▶ Your task: For the data below, transcribe the part that opens with the line containing "Emit a Python" and closes with the line containing "plt.rcParams['mathtext.default'] = 'bf'", exactly and with no pictures.

------------

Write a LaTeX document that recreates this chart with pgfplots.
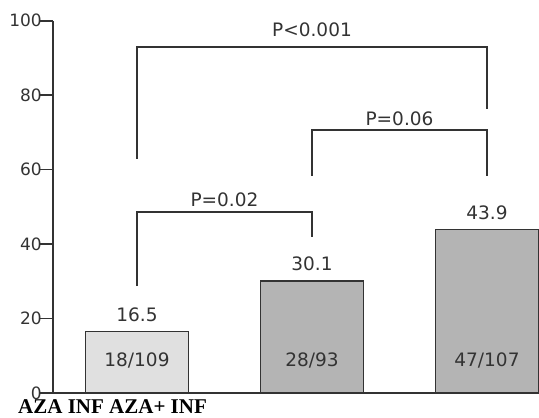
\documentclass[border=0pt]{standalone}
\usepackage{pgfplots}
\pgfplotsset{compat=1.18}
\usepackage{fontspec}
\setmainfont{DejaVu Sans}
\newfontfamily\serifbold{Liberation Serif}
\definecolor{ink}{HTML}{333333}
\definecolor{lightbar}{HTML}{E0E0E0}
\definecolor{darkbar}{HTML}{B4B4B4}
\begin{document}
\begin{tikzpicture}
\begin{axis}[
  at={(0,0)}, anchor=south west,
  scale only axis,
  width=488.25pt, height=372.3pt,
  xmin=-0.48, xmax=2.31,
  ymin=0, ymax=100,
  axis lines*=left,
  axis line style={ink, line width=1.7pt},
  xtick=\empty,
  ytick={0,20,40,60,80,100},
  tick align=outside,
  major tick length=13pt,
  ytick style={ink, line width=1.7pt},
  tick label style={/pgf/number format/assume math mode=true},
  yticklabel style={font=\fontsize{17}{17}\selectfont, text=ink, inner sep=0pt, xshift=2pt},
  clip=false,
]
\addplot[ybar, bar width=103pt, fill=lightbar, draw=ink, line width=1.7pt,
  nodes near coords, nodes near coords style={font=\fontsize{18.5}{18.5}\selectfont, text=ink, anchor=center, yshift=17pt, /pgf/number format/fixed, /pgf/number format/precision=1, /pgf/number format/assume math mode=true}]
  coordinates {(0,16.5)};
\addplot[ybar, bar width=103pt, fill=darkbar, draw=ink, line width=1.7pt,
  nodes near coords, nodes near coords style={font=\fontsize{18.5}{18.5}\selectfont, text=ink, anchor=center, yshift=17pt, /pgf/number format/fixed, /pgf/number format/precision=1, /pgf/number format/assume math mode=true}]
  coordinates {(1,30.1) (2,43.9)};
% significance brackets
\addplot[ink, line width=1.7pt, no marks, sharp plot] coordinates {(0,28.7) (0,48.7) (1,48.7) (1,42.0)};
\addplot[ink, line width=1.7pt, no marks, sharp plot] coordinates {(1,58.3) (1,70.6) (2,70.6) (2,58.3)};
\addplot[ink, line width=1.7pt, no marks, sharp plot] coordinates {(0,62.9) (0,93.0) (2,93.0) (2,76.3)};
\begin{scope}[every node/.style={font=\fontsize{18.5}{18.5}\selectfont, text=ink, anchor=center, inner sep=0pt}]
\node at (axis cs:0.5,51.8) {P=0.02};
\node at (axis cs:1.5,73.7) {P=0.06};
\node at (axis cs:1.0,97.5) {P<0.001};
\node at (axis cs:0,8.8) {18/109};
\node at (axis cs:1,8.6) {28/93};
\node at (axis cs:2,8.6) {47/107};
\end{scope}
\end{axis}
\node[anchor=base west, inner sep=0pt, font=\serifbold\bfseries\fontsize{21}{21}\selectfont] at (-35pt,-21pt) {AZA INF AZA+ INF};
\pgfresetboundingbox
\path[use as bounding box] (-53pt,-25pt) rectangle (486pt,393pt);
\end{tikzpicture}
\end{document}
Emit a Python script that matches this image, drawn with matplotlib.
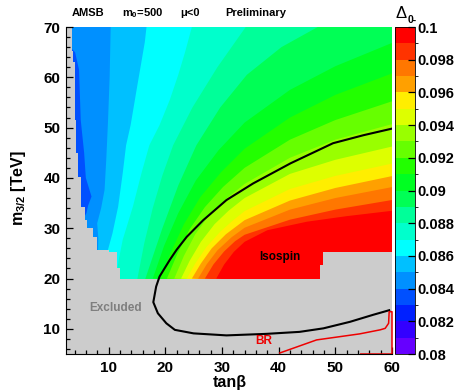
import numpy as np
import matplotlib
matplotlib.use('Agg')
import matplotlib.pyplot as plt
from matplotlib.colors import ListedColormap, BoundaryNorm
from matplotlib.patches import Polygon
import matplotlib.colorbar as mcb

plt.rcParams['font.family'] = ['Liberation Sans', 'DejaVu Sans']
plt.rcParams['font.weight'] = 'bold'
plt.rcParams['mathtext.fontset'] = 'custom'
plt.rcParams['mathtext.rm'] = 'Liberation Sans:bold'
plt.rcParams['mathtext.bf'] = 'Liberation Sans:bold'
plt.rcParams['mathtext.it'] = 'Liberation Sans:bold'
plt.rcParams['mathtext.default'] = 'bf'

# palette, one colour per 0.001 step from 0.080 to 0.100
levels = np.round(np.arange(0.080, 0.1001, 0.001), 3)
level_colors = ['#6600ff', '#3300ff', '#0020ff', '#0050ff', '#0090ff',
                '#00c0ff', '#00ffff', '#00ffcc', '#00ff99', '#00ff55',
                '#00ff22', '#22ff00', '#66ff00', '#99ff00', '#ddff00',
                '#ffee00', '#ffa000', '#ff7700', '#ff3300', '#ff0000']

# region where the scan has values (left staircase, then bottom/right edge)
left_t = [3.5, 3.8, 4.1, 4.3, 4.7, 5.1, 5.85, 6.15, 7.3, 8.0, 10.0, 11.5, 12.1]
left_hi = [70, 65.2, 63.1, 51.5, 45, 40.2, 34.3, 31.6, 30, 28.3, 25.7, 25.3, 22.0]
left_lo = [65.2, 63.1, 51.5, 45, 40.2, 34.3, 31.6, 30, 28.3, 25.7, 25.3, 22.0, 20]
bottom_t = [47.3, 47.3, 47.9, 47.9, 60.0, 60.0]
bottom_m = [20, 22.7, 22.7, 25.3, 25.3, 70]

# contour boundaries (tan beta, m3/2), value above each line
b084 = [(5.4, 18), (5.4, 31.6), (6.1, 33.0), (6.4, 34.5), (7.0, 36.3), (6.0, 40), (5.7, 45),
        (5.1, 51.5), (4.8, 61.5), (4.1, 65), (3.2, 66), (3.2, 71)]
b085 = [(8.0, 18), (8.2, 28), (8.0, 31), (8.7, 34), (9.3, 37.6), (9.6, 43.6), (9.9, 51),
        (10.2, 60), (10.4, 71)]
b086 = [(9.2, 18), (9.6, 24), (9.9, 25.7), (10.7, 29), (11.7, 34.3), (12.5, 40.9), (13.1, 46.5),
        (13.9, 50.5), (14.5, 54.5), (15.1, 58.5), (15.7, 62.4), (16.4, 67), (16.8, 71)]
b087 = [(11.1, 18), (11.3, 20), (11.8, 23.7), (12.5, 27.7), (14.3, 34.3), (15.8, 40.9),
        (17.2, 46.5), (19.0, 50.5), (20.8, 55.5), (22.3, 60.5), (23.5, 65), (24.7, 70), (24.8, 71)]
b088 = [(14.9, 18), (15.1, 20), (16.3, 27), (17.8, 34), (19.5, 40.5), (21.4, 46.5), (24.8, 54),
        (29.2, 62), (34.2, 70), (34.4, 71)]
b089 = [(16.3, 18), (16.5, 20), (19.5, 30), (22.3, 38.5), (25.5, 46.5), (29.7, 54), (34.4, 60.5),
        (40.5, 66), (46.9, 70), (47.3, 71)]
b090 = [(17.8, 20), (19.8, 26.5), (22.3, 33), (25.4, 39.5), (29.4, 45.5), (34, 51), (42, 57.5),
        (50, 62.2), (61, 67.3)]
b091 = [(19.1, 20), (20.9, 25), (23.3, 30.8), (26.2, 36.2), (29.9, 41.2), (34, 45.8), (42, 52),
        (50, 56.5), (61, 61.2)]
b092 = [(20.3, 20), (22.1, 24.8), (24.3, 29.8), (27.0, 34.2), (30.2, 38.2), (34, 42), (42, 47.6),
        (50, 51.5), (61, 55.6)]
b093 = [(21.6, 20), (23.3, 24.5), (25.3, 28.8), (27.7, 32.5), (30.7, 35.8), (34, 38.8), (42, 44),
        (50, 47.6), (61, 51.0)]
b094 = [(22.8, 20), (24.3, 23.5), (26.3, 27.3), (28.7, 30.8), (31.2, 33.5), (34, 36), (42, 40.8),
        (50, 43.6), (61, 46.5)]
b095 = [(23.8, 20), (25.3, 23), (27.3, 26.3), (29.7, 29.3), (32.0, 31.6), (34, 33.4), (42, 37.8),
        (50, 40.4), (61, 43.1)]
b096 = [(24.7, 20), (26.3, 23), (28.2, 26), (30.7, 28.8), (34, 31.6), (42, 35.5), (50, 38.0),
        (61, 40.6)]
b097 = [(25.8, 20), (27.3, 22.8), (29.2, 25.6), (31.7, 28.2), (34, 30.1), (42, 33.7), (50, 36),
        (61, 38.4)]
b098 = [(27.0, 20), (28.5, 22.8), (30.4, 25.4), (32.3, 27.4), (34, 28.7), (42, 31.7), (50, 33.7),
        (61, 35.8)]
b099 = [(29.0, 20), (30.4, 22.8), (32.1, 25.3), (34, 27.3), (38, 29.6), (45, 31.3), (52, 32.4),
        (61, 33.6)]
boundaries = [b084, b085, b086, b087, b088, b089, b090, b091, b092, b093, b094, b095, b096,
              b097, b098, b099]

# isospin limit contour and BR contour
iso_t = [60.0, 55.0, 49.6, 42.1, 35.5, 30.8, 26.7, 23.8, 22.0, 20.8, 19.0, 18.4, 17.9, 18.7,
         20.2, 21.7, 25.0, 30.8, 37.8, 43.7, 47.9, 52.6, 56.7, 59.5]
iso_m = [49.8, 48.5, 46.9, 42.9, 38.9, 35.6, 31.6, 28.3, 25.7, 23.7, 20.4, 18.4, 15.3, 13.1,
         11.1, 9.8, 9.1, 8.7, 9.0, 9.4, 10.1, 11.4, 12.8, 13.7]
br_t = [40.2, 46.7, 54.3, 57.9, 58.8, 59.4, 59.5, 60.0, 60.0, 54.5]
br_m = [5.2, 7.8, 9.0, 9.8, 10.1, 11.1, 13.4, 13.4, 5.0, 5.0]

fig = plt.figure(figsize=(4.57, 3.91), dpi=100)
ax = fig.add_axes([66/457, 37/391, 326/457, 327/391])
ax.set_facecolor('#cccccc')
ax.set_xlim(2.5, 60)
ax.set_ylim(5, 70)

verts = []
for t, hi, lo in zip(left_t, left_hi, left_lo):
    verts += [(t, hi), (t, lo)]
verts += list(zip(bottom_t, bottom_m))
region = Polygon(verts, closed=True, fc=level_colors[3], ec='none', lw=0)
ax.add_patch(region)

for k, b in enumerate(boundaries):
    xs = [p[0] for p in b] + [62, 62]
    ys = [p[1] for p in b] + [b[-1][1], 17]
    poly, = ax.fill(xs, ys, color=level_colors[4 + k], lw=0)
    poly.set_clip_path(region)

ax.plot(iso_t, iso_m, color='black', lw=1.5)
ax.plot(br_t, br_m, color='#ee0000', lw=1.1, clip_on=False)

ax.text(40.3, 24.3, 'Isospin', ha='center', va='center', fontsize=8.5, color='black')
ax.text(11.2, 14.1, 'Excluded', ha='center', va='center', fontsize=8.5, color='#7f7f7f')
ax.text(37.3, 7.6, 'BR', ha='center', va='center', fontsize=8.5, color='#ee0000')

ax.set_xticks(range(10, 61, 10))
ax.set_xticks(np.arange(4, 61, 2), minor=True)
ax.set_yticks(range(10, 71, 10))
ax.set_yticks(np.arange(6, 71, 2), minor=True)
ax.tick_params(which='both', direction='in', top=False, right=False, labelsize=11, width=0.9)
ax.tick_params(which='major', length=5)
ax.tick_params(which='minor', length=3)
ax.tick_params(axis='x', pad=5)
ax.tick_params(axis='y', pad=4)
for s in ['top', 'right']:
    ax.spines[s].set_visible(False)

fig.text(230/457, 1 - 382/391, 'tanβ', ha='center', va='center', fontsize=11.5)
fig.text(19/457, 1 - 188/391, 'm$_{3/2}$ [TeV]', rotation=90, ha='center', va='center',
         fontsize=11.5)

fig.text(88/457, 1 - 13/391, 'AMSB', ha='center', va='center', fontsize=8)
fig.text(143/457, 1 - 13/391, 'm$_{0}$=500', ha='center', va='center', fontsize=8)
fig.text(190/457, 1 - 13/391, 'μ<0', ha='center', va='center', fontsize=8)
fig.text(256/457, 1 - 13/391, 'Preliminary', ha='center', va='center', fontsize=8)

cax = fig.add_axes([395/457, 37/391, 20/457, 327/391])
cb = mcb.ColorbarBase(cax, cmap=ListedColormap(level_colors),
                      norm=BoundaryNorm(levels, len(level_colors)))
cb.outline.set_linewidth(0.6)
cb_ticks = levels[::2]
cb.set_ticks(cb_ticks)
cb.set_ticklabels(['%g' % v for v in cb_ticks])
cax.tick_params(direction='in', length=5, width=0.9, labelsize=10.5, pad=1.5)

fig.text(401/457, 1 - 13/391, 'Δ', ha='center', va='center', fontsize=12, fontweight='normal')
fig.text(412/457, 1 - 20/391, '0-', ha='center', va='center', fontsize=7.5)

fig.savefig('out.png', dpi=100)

------------

▶ Exercise output:
Emit a Python script that matches this image, drawn with matplotlib.
import numpy as np
import matplotlib
matplotlib.use('Agg')
import matplotlib.pyplot as plt
from matplotlib.colors import ListedColormap, BoundaryNorm
from matplotlib.patches import Polygon
import matplotlib.colorbar as mcb

plt.rcParams['font.family'] = ['Liberation Sans', 'DejaVu Sans']
plt.rcParams['font.weight'] = 'bold'
plt.rcParams['mathtext.fontset'] = 'custom'
plt.rcParams['mathtext.rm'] = 'Liberation Sans:bold'
plt.rcParams['mathtext.bf'] = 'Liberation Sans:bold'
plt.rcParams['mathtext.it'] = 'Liberation Sans:bold'
plt.rcParams['mathtext.default'] = 'bf'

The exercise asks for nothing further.